- _Task goal_:
Print the material below exactly as it stands, please, from its first line to the line holding "const seriesY = [[], [], [], []];", with no pictures.

****************

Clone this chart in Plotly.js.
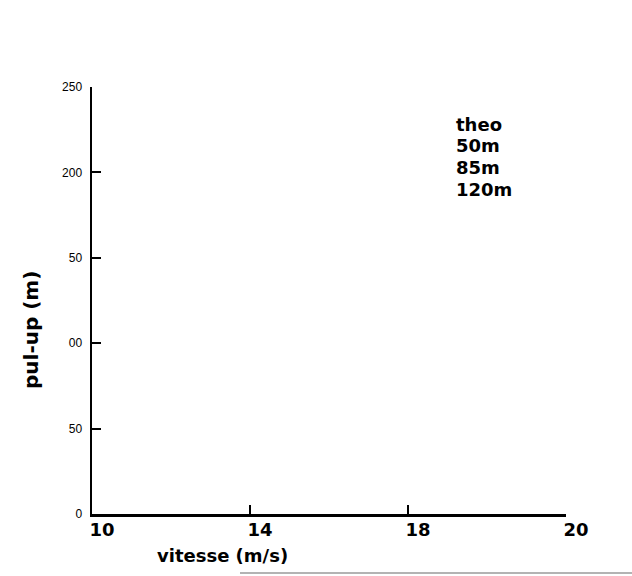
<!DOCTYPE html>
<html>
<head>
<meta charset="utf-8">
<script src="https://cdn.plot.ly/plotly-3.0.1.min.js"></script>
<style>
  html, body { margin: 0; padding: 0; background: #fff; }
  #chart { width: 632px; height: 576px; }
</style>
</head>
<body>
<div id="chart"></div>
<script>
// Series listed in the key (no measured points plotted yet)
const seriesNames = ["theo", "50m", "85m", "120m"];
const seriesX = [[], [], [], []];
const seriesY = [[], [], [], []];

// Axis ticks
const xTickLabels = ["10", "14", "18", "20"];
const yTickVals = [0, 50, 100, 150, 200, 250];
const yTickText = ["0", "50", "00", "50", "200", "250"];

const FONT = "Liberation Sans, Arial, sans-serif";
const HEAVY = "DejaVu Sans, Liberation Sans, sans-serif";

const W = 632, H = 576;
const M = { l: 92, r: 66, t: 87, b: 62 };
const plotW = W - M.l - M.r;
const plotH = H - M.t - M.b;
const px = x => (x - M.l) / plotW;          // page x -> paper x
const py = y => (H - M.b - y) / plotH;      // page y -> paper y

const traces = seriesNames.map((name, i) => ({
  type: "scatter",
  mode: "lines",
  name: name,
  x: seriesX[i],
  y: seriesY[i],
  line: { color: "#000", width: 2 },
  showlegend: false,
  hoverinfo: "skip"
}));

// Key entries, one text line per series, stacked from the top
const keyStep = 21.7 / plotH;
const keyLabels = seriesNames.map((name, i) => ({
  text: name,
  xref: "paper", yref: "paper",
  x: px(454), y: py(124) - i * keyStep,
  xanchor: "left", yanchor: "middle",
  showarrow: false,
  font: { family: HEAVY, size: 18, weight: "bold", color: "#000" }
}));

const layout = {
  width: W,
  height: H,
  margin: { l: M.l, r: M.r, t: M.t, b: M.b, pad: 0 },
  paper_bgcolor: "#ffffff",
  plot_bgcolor: "#ffffff",
  font: { family: FONT, color: "#000" },
  showlegend: false,
  xaxis: {
    range: [0, xTickLabels.length - 1],
    tickmode: "array",
    tickvals: xTickLabels.map((_, i) => i),
    ticktext: xTickLabels,
    ticks: "inside",
    ticklen: 9,
    tickwidth: 2,
    tickcolor: "#000",
    showline: true,
    linecolor: "#000",
    linewidth: 2.5,
    showgrid: false,
    zeroline: false,
    ticklabelshift: 10,
    ticklabelstandoff: -2,
    tickfont: { family: HEAVY, size: 18, weight: "bold", color: "#000" },
    fixedrange: true
  },
  yaxis: {
    range: [0, 250],
    tickmode: "array",
    tickvals: yTickVals,
    ticktext: yTickText,
    ticks: "inside",
    ticklen: 9,
    tickwidth: 2,
    tickcolor: "#000",
    showline: true,
    linecolor: "#000",
    linewidth: 2.5,
    showgrid: false,
    zeroline: false,
    ticklabelstandoff: 5,
    tickfont: { family: FONT, size: 12, color: "#000" },
    fixedrange: true
  },
  annotations: [
    {
      text: "vitesse (m/s)",
      xref: "paper", yref: "paper",
      x: px(222), y: py(555),
      xanchor: "center", yanchor: "middle",
      showarrow: false,
      font: { family: HEAVY, size: 18, weight: "bold", color: "#000" }
    },
    {
      text: "pul-up (m)",
      xref: "paper", yref: "paper",
      x: px(31), y: py(330),
      xanchor: "center", yanchor: "middle",
      textangle: -90,
      showarrow: false,
      font: { family: HEAVY, size: 20, weight: "bold", color: "#000" }
    }
  ].concat(keyLabels),
  shapes: [
    {
      type: "line", xref: "paper", yref: "paper",
      x0: px(240), x1: px(632),
      y0: py(573), y1: py(573),
      line: { color: "#9a9a9a", width: 1.5 }
    }
  ]
};

Plotly.newPlot("chart", traces, layout, { displayModeBar: false, staticPlot: true });
</script>
</body>
</html>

****************

- _Answer to the task_:
Clone this chart in Plotly.js.
<!DOCTYPE html>
<html>
<head>
<meta charset="utf-8">
<script src="https://cdn.plot.ly/plotly-3.0.1.min.js"></script>
<style>
  html, body { margin: 0; padding: 0; background: #fff; }
  #chart { width: 632px; height: 576px; }
</style>
</head>
<body>
<div id="chart"></div>
<script>
// Series listed in the key (no measured points plotted yet)
const seriesNames = ["theo", "50m", "85m", "120m"];
const seriesX = [[], [], [], []];
const seriesY = [[], [], [], []];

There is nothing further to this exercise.